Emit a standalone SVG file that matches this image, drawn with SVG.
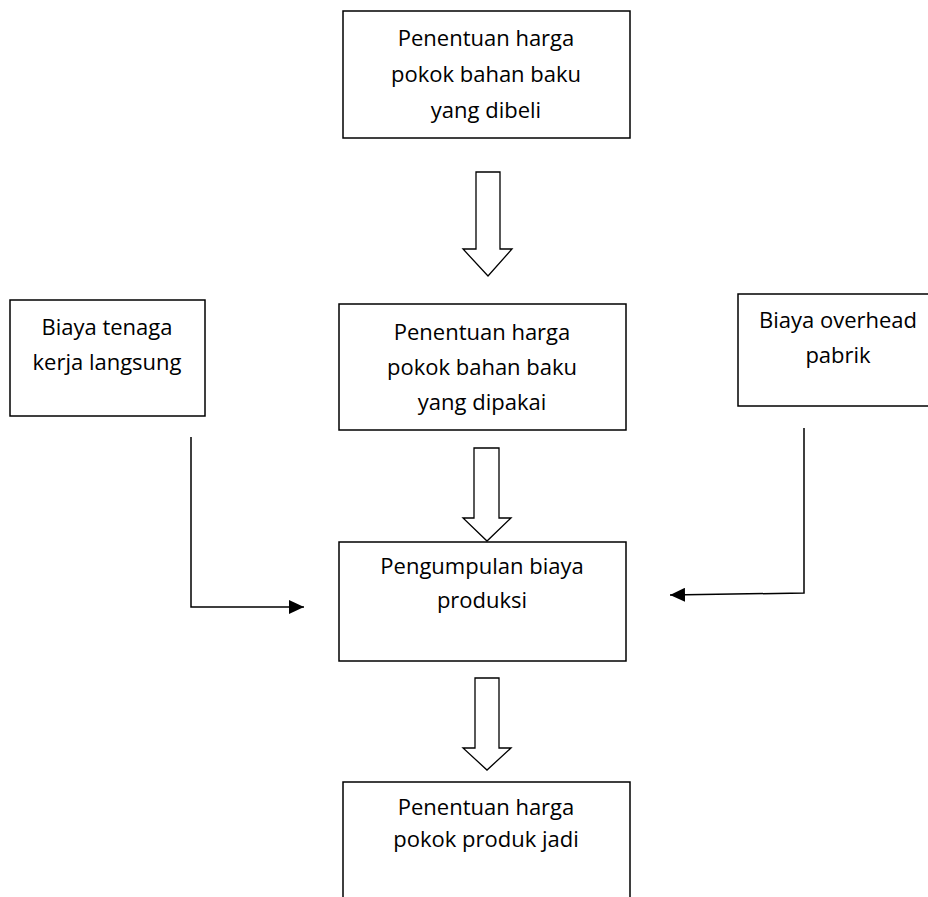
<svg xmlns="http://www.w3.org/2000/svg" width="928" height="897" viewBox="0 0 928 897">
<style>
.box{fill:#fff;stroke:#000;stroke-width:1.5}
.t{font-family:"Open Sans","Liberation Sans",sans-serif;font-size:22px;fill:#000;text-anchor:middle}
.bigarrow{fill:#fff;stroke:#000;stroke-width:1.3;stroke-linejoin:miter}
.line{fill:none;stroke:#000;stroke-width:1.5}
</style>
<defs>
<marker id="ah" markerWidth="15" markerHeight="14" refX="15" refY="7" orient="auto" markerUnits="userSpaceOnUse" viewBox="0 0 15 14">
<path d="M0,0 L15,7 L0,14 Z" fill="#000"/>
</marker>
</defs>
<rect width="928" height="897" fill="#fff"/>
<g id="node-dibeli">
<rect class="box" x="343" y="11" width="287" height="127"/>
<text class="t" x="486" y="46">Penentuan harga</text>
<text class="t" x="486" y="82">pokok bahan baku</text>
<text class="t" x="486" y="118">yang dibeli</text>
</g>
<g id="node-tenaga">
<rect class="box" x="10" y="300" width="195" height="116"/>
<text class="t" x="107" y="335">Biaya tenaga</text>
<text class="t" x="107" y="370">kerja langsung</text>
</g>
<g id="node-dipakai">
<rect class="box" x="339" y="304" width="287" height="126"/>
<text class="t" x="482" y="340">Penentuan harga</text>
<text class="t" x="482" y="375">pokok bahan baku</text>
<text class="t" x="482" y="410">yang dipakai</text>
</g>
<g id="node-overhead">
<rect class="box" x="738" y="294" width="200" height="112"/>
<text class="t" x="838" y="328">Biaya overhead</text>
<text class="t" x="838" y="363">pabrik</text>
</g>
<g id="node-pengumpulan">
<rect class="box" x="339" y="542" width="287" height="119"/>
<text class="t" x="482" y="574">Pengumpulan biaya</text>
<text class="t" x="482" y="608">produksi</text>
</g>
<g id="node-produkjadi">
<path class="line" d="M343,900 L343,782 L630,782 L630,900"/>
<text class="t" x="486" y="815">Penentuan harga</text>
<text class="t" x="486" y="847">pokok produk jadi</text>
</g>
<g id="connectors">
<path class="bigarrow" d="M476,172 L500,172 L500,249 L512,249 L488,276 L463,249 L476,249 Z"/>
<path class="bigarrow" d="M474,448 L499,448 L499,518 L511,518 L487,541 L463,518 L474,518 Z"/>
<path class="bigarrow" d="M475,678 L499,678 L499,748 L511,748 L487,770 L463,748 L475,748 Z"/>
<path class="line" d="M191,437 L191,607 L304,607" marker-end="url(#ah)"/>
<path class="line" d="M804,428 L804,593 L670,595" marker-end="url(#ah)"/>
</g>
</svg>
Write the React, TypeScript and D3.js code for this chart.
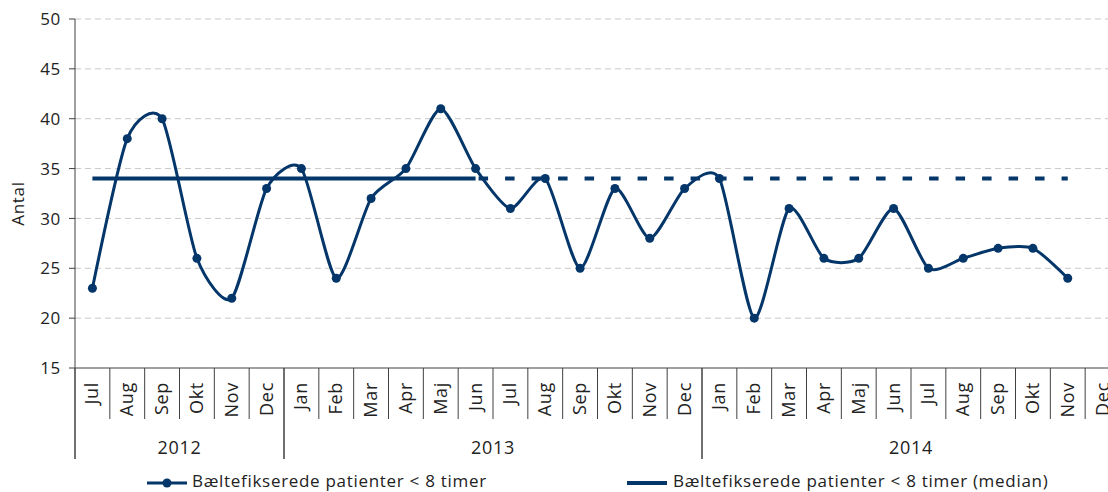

= = = =

Problem: Copy every record above exactly, leaving out the pictures.

Complete response:
Emit a standalone SVG file that matches this image, drawn with SVG.
<svg xmlns="http://www.w3.org/2000/svg" width="928" height="897" viewBox="0 0 928 897">
<style>
.box{fill:#fff;stroke:#000;stroke-width:1.5}
.t{font-family:"Open Sans","Liberation Sans",sans-serif;font-size:22px;fill:#000;text-anchor:middle}
.bigarrow{fill:#fff;stroke:#000;stroke-width:1.3;stroke-linejoin:miter}
.line{fill:none;stroke:#000;stroke-width:1.5}
</style>
<defs>
<marker id="ah" markerWidth="15" markerHeight="14" refX="15" refY="7" orient="auto" markerUnits="userSpaceOnUse" viewBox="0 0 15 14">
<path d="M0,0 L15,7 L0,14 Z" fill="#000"/>
</marker>
</defs>
<rect width="928" height="897" fill="#fff"/>
<g id="node-dibeli">
<rect class="box" x="343" y="11" width="287" height="127"/>
<text class="t" x="486" y="46">Penentuan harga</text>
<text class="t" x="486" y="82">pokok bahan baku</text>
<text class="t" x="486" y="118">yang dibeli</text>
</g>
<g id="node-tenaga">
<rect class="box" x="10" y="300" width="195" height="116"/>
<text class="t" x="107" y="335">Biaya tenaga</text>
<text class="t" x="107" y="370">kerja langsung</text>
</g>
<g id="node-dipakai">
<rect class="box" x="339" y="304" width="287" height="126"/>
<text class="t" x="482" y="340">Penentuan harga</text>
<text class="t" x="482" y="375">pokok bahan baku</text>
<text class="t" x="482" y="410">yang dipakai</text>
</g>
<g id="node-overhead">
<rect class="box" x="738" y="294" width="200" height="112"/>
<text class="t" x="838" y="328">Biaya overhead</text>
<text class="t" x="838" y="363">pabrik</text>
</g>
<g id="node-pengumpulan">
<rect class="box" x="339" y="542" width="287" height="119"/>
<text class="t" x="482" y="574">Pengumpulan biaya</text>
<text class="t" x="482" y="608">produksi</text>
</g>
<g id="node-produkjadi">
<path class="line" d="M343,900 L343,782 L630,782 L630,900"/>
<text class="t" x="486" y="815">Penentuan harga</text>
<text class="t" x="486" y="847">pokok produk jadi</text>
</g>
<g id="connectors">
<path class="bigarrow" d="M476,172 L500,172 L500,249 L512,249 L488,276 L463,249 L476,249 Z"/>
<path class="bigarrow" d="M474,448 L499,448 L499,518 L511,518 L487,541 L463,518 L474,518 Z"/>
<path class="bigarrow" d="M475,678 L499,678 L499,748 L511,748 L487,770 L463,748 L475,748 Z"/>
<path class="line" d="M191,437 L191,607 L304,607" marker-end="url(#ah)"/>
<path class="line" d="M804,428 L804,593 L670,595" marker-end="url(#ah)"/>
</g>
</svg>
Write the React, TypeScript and D3.js code for this chart.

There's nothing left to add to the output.